A lot of your lyrics are more like little prayers or meditations. It seems that it's not so much what you're trying to spell out specifically through them, but more of evoking a feeling.
Samezvous: Less is more. Like I said, all the ideas that have ever come to me have been luck, including the words. Most of the time when I'm singing I just start singing whatever comes out. When I write a song I start singing and playing chords, and whatever words come out of my mouth at that moment is usually what gets recorded in the end. I don't have any time to think with it, I just go with whatever comes off the top of my head.
I've always liked artists that gave you the room to reinterpret their songs, that weren't so specific that you couldn't find your own life within them. That's just always what I gravitated towards. In the end I only know what a song means to me.
What do you think the biggest mischaracterization is about you or your music?
Samezvous: That Los Halos is a "shoegazer" band.
Really?
Samezvous: Yeah, because I just don't see it. I guess I can kind of understand it a little bit with our first album. To me, I tend to think of myself as a songwriter more than anything else. As much as I love bands like Spiritualized and that, with shoegazer bands like Spiritualized I always felt like you could take any line out of any song and put it into a completely different song and it wouldn't make any difference. There are a bunch of lines, but there's no story there. Know what I mean? The lyrics are almost beside the point, and half of the time you can't even understand them.
Which is beautiful, it's fine. There's a purpose to it, a definite purpose, and I can appreciate that. There is that mystery -- that total ethereal kind of oblivion that doesn't need words, only sounds. But lyrics are, quite honestly, the focal point of what I do. So to me there's not a single line in any one of the songs that I've written that's not absolutely necessary for that song and can be omitted. Every time I see us labeled as shoegazer I just think that someone isn't listening to us close enough -- but that's just me being a prick. [Laughs] Everyone hears it differently.
Everyone looks for a common language to describe things to each other. It's human nature to make comparisons, even if they are not totally on mark.
Samezvous: Exactly. That is human nature, and I do the same thing. But the shoegazer thing leads into the whole "indie" thing, and I don't even consider what I do as indie.
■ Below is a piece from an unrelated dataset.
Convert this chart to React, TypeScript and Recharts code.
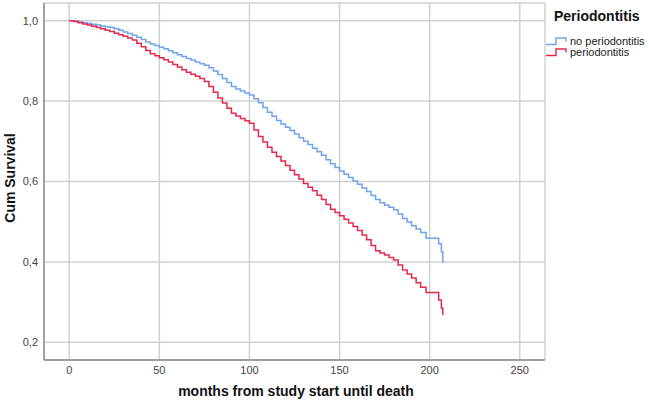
import React from 'react';
import { LineChart, Line, XAxis, YAxis, CartesianGrid } from 'recharts';

const months = [0, 2.5, 5, 7.5, 10, 12.5, 15, 17.5, 20, 22.5, 25, 27.5, 30, 32.5, 35, 37.5, 40, 42.5, 45, 47.5, 50, 52.5, 55, 57.5, 60, 62.5, 65, 67.5, 70, 72.5, 75, 77.5, 80, 82.5, 85, 87.5, 90, 92.5, 95, 97.5, 100, 102.5, 105, 107.5, 110, 112.5, 115, 117.5, 120, 122.5, 125, 127.5, 130, 132.5, 135, 137.5, 140, 142.5, 145, 147.5, 150, 152.5, 155, 157.5, 160, 162.5, 165, 167.5, 170, 172.5, 175, 177.5, 180, 182.5, 185, 187.5, 190, 192.5, 195, 198, 203, 205, 206.5, 207.3];

const noPeriodontitis = [1.0, 0.999, 0.997, 0.995, 0.993, 0.991, 0.989, 0.987, 0.985, 0.983, 0.98, 0.976, 0.972, 0.968, 0.964, 0.959, 0.953, 0.947, 0.942, 0.938, 0.934, 0.93, 0.925, 0.92, 0.915, 0.911, 0.906, 0.902, 0.897, 0.893, 0.889, 0.883, 0.875, 0.866, 0.856, 0.846, 0.836, 0.83, 0.825, 0.82, 0.815, 0.806, 0.796, 0.784, 0.772, 0.762, 0.752, 0.743, 0.735, 0.727, 0.718, 0.709, 0.7, 0.692, 0.683, 0.674, 0.665, 0.654, 0.644, 0.635, 0.626, 0.618, 0.61, 0.601, 0.593, 0.584, 0.575, 0.565, 0.555, 0.547, 0.541, 0.536, 0.53, 0.519, 0.508, 0.499, 0.49, 0.482, 0.473, 0.459, 0.459, 0.445, 0.425, 0.398];

const periodontitis = [1.0, 0.998, 0.995, 0.992, 0.989, 0.986, 0.983, 0.98, 0.976, 0.973, 0.969, 0.965, 0.961, 0.957, 0.952, 0.944, 0.935, 0.926, 0.918, 0.913, 0.908, 0.903, 0.897, 0.891, 0.885, 0.878, 0.872, 0.867, 0.862, 0.856, 0.849, 0.836, 0.822, 0.808, 0.795, 0.782, 0.77, 0.763, 0.757, 0.751, 0.745, 0.728, 0.712, 0.698, 0.685, 0.673, 0.662, 0.651, 0.64, 0.628, 0.617, 0.606, 0.595, 0.586, 0.577, 0.566, 0.555, 0.543, 0.531, 0.523, 0.515, 0.506, 0.497, 0.488, 0.478, 0.467, 0.455, 0.441, 0.428, 0.422, 0.417, 0.411, 0.405, 0.392, 0.38, 0.37, 0.36, 0.348, 0.337, 0.324, 0.324, 0.305, 0.285, 0.268];

const xTicks = [0, 50, 100, 150, 200, 250];
const yTicks = [0.2, 0.4, 0.6, 0.8, 1.0];
const seriesNames = ['no periodontitis', 'periodontitis'];
const seriesColors = ['#6FA3EB', '#E6294B'];
const legendTitle = 'Periodontitis';
const xTitle = 'months from study start until death';
const yTitle = 'Cum Survival';

const data = months.map((m, i) => ({ month: m, noPerio: noPeriodontitis[i], perio: periodontitis[i] }));

const FONT = '"Liberation Sans", Arial, sans-serif';

const StepIcon = ({ color }: { color: string }) => (
  <svg width={24} height={9} style={{ display: 'block' }}>
    <polyline points="0,7.5 10,7.5 10,1 20,1 20,4.5" fill="none" stroke={color} strokeWidth={1.4} />
  </svg>
);

export default function App() {
  return (
    <div style={{ position: 'absolute', left: 0, top: 0, width: 649, height: 404, background: '#fff', fontFamily: FONT }}>
      <LineChart width={649} height={404} data={data} margin={{ top: 3, right: 104, bottom: 0, left: 4 }}>
        <CartesianGrid stroke="#d0d0d0" strokeWidth={1.5} />
        <XAxis
          dataKey="month"
          type="number"
          domain={[-14, 264]}
          ticks={xTicks}
          allowDataOverflow
          height={44}
          tickLine={false}
          tickSize={0}
          tickMargin={6}
          stroke="#8c8c8c"
          strokeWidth={1.5}
          tick={{ fill: '#444', fontSize: 11, fontFamily: FONT }}
          label={{
            content: () => (
              <text x={296} y={391} textAnchor="middle" dominantBaseline="central" fontFamily={FONT} fontSize={14} fontWeight="bold" fill="#111">
                {xTitle}
              </text>
            ),
          }}
        />
        <YAxis
          type="number"
          domain={[0.156, 1.044]}
          ticks={yTicks}
          allowDataOverflow
          width={40}
          tickLine={false}
          tickSize={0}
          tickMargin={6}
          stroke="#8c8c8c"
          strokeWidth={1.5}
          tickFormatter={(v: number) => v.toFixed(1).replace('.', ',')}
          tick={{ fill: '#444', fontSize: 11, fontFamily: FONT }}
          label={{
            content: () => (
              <text x={10} y={178} transform="rotate(-90 10 178)" textAnchor="middle" dominantBaseline="central" fontFamily={FONT} fontSize={14} fontWeight="bold" fill="#111">
                {yTitle}
              </text>
            ),
          }}
        />
        <Line type="stepAfter" dataKey="noPerio" name={seriesNames[0]} stroke={seriesColors[0]} strokeWidth={1.5} dot={false} isAnimationActive={false} />
        <Line type="stepAfter" dataKey="perio" name={seriesNames[1]} stroke={seriesColors[1]} strokeWidth={1.5} dot={false} isAnimationActive={false} />
      </LineChart>
      <div style={{ position: 'absolute', left: 554, top: 7, fontFamily: FONT, color: '#111' }}>
        <div style={{ fontSize: 14, fontWeight: 'bold', lineHeight: '18px' }}>{legendTitle}</div>
      </div>
      <div style={{ position: 'absolute', left: 546, top: 36, fontFamily: FONT, color: '#222', fontSize: 11 }}>
        {seriesNames.map((n, i) => (
          <div key={n} style={{ display: 'flex', alignItems: 'center', height: 11 }}>
            <StepIcon color={seriesColors[i]} />
            <span style={{ marginLeft: 0, lineHeight: '11px' }}>{n}</span>
          </div>
        ))}
      </div>
    </div>
  );
}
How would you define that term?
Samezvous: I don't know. It's like a clique, and I don't like being part of any one clique. As much as I can consciously avoid it, I do, but we're all guilty of it. When I was younger and started listening to "alternative" music, what I liked about is was that there was so much going on and I thought it was so cool that you could do anything. When I hear people not like something just because it's not in "this" or "that" group it frustrates me, because I think that there's so many different types of cool music that if people would just listen to it with an open mind they'd like it.
It's a hierarchy issue. Are you a Star-Belly Sneetch or a Plain-Belly Sneetch? It's not so much what it's about, but having a label to name yourself by.
Samezvous: Exactly! To me, "indie" just sounds very one-dimensional. It's not, but a lot of the bands that rally around the flag think it is, and a lot of people who listen to it seem to limit themselves based on rather narrow minded reasons.
That's too bad. And it's their loss, ultimately.
Samezvous: Yeah, it is, because there's some cool stuff out there.
What about referring to your music as "naval gazer"?
Samezvous: [Laughs] "Naval gazer"? I'll take that, what the hell.